1 I am a meadow-flower of Sharon,

A lily of the valleys.

We do not render: “the wild-flower,” “the lily,” ... for she seeks to represent herself not as the one, but only as one of this class; the definiteness by means of the article sometimes belongs exclusively to the second number of the genit. word-chain. מלאך ה may equally (vid., at Son 1:11, Hitz. on Psa 113:9, and my Comm. on Gen 9:20) mean “an angel” or “the angel of Jahve;” and בת ישׂ “a virgin,” or “the virgin of Israel” (the personification of the people). For hhǎvatstsělěth (perhaps from hhivtsēl, a denom. quadril. from bětsěl, to form bulbs or bulbous knolls) the Syr. Pesh. (Isa 35:1) uses chamsaljotho, the meadow-saffron, colchicum autumnale; it is the flesh-coloured flower with leafless stem, which, when the grass is mown, decks in thousands the fields of warmer regions. They call it filius ante patrem, because the blossoms appear before the leaves and the seed-capsules, which develope themselves at the close of winter under the ground. Shulamith compares herself to such a simple and common flower, and that to one in Sharon, i.e., in the region known by that name. Sharon is per aphaer. derived from יְשָׁרוֹן. The most celebrated plain of this name is that situated on the Mediterranean coast between Joppa and Caesarea; but there is also a trans-Jordanic Sharon, 1Ch 5:16; and according to Eusebius and Jerome, there is also another district of this name between Tabor and the Lake of Tiberias,

(Note: Vid., Lagarde, Onomastica, p. 296; cf. Neubauer, Géographic du Talm. p. 47.)

which is the one here intended, because Shulamith is a Galilean: she calls herself a flower from the neighbourhood of Nazareth. Aquila translates: “A rosebud of Sharon;” but שׁוֹשַׁנָּה (designedly here the fem. form of the name, which is also the name of a woman) does not mean the Rose which was brought at a later period from Armenia and Persia, as it appears,

(Note: Vid., Ewald, Jahrbuch, IV p. 71; cf. Wüstemann, Die Rose, etc., 1854.)

and cultivated in the East (India) and West (Palestine, Egypt, Europe). It is nowhere mentioned in the canonical Scriptures, but is first found in Sir. 24:14; 39:13; 50:8; Wisd. 2:8; and Est 1:6, lxx. Since all the rosaceae are five-leaved, and all the liliaceae are six-leaved, one might suppose, with Aben Ezra, that the name sosan (susan) is connected with the numeral שֵׁשׁ, and points to the number of leaves, especially since one is wont to represent to himself the Eastern lilies as red. But they are not only red, or rather violet, but also white: the Moorish-Spanish azucena denotes the white lily.

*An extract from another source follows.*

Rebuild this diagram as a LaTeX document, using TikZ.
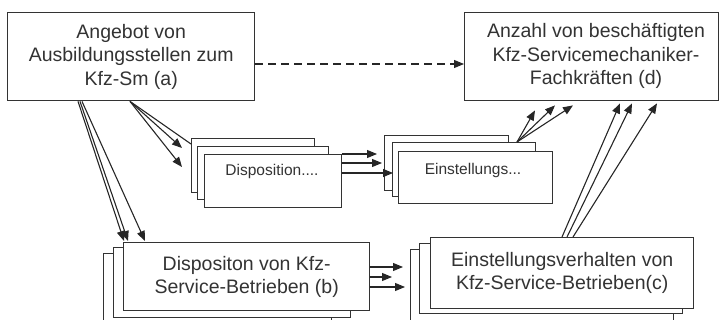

(Note: Vid., Fleischer, Sitzungs-Berichten d. Sächs. Gesell. d. Wissensch. 1868, p. 305. Among the rich flora on the descent of the Hauran range, Wetstein saw (Reisebericht, p. 148) a dark-violet magnificent lily (susan) as large as his fist. We note here Rückert's “Bright lily! The flowers worship God in the garden: thou art the priest of the house.”)

The root-word will thus, however, be the same as that of שֵׁשׁ, byssus, and שַׁיִשׁ, white marble. The comparison reminds us of Hos 14:5, “I shall be as the dew unto Israel: he shall grow as the lily.” העֲמָקִים are deep valleys lying between mountains. She thinks humbly of herself; for before the greatness of the king she appears diminutive, and before the comeliness of the king her own beauty disappears - but he takes up her comparison of herself, and gives it a notable turn.